GOAL:
In the lines below, output everything from the first line through the line containing "270, 315, 360];" exactly as it is. Pictures are not part of the output.

DATA:
+++

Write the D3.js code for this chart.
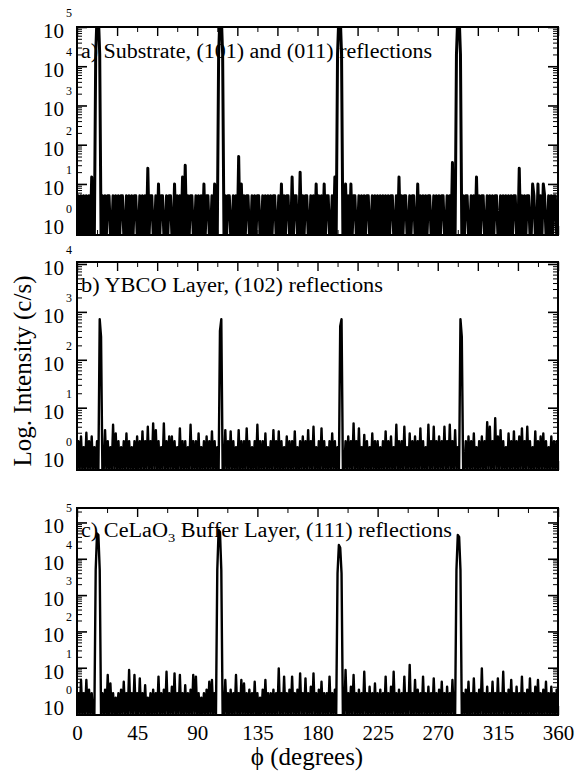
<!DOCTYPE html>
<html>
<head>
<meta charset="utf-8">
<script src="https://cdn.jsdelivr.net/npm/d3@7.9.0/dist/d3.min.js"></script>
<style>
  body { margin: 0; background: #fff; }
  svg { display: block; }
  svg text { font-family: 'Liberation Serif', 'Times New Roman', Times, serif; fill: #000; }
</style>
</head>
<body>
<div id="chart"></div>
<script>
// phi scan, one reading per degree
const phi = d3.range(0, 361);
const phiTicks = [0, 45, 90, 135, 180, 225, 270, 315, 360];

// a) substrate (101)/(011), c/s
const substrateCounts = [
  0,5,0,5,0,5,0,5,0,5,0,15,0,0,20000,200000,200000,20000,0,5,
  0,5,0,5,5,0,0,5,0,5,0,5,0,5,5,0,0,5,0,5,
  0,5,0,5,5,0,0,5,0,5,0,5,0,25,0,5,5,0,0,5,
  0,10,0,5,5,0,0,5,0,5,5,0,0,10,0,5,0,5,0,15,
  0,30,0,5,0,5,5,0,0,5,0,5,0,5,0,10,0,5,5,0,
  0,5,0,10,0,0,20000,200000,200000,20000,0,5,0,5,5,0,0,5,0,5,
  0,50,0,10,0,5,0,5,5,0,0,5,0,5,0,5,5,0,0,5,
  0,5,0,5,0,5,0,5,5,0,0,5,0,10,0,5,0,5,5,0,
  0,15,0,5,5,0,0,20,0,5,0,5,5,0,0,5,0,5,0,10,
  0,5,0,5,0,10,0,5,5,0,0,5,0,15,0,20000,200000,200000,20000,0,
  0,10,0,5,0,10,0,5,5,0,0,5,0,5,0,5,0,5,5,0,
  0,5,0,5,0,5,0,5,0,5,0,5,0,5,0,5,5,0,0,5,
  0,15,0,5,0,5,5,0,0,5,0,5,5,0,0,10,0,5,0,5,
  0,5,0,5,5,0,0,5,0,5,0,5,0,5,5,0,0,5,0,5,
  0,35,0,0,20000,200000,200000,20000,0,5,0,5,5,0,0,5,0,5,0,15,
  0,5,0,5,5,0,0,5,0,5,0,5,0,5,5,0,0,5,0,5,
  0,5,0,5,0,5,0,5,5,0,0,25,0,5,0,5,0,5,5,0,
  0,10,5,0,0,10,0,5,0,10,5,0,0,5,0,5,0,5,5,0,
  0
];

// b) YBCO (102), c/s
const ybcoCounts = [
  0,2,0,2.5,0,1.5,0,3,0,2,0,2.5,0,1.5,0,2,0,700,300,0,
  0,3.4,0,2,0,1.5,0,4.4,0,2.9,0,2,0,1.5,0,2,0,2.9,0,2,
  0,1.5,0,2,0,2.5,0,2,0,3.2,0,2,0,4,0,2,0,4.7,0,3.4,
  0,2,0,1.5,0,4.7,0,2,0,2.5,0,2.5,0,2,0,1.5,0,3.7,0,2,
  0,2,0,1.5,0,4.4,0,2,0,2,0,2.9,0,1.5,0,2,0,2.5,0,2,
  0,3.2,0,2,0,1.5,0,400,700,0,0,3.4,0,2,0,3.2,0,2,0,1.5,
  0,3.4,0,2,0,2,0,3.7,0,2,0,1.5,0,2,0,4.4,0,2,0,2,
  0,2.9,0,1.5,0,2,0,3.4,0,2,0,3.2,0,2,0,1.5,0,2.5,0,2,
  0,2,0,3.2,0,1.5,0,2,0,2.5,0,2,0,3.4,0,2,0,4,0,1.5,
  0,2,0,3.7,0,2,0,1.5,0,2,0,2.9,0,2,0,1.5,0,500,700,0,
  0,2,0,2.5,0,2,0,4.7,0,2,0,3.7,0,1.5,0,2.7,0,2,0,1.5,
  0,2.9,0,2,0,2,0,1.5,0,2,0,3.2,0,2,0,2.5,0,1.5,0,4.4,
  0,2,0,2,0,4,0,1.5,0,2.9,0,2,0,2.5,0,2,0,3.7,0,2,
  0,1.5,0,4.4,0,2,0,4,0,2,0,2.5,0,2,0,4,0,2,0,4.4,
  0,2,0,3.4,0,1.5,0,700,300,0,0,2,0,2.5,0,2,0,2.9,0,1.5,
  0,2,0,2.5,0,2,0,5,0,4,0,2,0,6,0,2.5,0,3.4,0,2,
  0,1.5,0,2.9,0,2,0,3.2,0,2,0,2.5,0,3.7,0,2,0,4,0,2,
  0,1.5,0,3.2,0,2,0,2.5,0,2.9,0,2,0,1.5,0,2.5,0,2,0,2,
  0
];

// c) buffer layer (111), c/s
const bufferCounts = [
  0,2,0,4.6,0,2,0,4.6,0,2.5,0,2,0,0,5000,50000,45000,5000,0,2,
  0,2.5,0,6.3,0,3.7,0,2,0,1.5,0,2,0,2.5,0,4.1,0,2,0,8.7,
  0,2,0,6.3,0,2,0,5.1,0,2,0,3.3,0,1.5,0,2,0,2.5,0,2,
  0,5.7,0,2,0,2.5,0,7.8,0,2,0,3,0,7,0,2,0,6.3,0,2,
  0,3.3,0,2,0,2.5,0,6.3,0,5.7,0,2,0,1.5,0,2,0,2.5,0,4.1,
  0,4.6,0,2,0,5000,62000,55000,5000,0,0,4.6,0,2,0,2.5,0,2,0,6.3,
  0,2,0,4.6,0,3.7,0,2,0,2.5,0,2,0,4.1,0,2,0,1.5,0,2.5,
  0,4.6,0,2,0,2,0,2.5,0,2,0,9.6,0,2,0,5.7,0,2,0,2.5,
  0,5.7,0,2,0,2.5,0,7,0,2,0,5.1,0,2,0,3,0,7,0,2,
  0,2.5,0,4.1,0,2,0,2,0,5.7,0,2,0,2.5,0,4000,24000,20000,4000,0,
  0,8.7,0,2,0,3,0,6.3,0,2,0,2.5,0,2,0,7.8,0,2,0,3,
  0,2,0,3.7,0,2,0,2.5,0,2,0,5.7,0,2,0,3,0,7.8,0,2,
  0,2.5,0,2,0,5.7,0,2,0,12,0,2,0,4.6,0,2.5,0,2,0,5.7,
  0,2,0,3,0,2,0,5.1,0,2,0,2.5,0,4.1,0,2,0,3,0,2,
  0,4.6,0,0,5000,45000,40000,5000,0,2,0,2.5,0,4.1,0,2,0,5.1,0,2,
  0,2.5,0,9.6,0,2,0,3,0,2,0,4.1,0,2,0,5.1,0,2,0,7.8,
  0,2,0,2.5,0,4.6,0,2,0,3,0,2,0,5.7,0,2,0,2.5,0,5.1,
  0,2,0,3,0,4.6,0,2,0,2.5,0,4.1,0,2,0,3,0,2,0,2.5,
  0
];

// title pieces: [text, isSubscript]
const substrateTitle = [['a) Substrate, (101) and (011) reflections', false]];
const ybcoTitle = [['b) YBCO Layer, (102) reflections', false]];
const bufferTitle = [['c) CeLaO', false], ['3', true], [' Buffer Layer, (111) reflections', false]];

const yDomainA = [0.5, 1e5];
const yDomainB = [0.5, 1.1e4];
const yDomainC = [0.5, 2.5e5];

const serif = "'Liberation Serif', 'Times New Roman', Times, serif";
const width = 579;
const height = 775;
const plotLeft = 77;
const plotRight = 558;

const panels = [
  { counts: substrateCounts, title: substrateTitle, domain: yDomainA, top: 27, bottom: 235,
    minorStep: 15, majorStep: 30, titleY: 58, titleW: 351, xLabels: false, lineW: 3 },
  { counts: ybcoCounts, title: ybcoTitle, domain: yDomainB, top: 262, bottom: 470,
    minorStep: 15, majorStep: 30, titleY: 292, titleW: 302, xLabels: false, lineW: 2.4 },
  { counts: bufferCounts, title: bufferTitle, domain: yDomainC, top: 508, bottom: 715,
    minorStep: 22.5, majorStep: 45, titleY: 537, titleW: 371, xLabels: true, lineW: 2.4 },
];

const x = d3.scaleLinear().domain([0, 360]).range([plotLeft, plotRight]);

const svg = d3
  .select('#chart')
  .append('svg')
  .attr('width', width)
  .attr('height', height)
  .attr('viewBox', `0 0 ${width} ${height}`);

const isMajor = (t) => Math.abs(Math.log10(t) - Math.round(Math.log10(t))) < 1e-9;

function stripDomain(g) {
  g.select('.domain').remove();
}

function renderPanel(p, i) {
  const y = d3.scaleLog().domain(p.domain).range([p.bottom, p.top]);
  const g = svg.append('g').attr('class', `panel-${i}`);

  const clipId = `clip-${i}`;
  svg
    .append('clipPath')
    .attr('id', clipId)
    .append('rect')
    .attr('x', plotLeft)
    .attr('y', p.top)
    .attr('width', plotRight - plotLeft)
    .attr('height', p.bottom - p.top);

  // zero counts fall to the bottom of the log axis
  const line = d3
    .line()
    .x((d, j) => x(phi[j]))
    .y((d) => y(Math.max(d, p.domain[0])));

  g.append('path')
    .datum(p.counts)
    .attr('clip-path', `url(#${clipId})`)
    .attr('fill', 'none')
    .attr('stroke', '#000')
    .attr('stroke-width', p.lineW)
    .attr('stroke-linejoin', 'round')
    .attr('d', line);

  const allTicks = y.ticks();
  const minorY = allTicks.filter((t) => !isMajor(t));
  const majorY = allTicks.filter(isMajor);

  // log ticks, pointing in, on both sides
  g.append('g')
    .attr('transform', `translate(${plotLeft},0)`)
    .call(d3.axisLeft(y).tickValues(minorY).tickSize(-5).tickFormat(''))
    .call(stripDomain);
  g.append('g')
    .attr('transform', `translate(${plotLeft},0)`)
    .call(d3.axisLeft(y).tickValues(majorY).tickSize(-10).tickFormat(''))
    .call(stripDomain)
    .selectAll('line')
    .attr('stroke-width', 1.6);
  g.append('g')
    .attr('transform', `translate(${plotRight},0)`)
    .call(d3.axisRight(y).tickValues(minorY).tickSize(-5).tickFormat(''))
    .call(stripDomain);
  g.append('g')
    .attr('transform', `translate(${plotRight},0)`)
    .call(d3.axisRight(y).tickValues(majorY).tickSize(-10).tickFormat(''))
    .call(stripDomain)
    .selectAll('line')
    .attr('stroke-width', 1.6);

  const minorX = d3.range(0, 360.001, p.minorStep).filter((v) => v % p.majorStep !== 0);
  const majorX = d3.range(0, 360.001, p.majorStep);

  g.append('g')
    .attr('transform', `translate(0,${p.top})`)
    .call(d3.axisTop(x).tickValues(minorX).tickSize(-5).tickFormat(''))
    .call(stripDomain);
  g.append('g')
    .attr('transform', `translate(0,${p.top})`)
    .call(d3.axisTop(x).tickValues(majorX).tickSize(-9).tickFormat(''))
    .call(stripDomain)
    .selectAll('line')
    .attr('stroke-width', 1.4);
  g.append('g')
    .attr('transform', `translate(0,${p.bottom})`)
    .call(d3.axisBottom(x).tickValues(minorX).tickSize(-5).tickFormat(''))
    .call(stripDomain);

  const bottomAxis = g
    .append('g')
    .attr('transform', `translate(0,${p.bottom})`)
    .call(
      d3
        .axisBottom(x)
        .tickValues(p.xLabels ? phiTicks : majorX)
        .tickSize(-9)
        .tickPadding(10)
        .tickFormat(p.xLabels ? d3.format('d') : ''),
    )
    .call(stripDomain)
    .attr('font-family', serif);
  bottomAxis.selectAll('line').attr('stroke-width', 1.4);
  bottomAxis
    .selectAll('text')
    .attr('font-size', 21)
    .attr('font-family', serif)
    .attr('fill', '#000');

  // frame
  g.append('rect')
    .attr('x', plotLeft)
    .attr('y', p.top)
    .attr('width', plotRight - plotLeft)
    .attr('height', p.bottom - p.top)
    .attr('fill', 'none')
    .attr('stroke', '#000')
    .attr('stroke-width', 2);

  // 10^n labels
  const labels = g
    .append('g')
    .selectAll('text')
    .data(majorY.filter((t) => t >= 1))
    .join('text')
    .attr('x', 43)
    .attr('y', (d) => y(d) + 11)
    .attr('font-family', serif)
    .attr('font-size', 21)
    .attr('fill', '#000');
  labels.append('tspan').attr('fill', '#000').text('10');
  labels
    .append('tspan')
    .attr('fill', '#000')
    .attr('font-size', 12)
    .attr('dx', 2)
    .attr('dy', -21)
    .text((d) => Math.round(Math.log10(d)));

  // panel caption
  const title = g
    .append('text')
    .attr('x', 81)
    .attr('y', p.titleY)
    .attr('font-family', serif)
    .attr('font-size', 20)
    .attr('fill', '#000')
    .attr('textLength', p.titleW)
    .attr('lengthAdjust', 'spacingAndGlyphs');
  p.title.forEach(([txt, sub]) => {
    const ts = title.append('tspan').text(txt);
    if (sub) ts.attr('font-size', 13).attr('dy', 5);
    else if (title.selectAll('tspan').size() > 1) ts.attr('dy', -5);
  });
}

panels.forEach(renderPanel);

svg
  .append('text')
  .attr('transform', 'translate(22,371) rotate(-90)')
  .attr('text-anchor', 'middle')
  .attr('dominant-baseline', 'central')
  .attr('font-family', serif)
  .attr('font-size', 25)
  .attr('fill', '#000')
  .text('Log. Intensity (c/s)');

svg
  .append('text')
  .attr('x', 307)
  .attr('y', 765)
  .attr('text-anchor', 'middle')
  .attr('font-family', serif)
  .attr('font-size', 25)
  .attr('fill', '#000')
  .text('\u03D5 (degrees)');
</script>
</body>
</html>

+++

WRITTEN RESPONSE:
Write the D3.js code for this chart.
<!DOCTYPE html>
<html>
<head>
<meta charset="utf-8">
<script src="https://cdn.jsdelivr.net/npm/d3@7.9.0/dist/d3.min.js"></script>
<style>
  body { margin: 0; background: #fff; }
  svg { display: block; }
  svg text { font-family: 'Liberation Serif', 'Times New Roman', Times, serif; fill: #000; }
</style>
</head>
<body>
<div id="chart"></div>
<script>
// phi scan, one reading per degree
const phi = d3.range(0, 361);
const phiTicks = [0, 45, 90, 135, 180, 225, 270, 315, 360];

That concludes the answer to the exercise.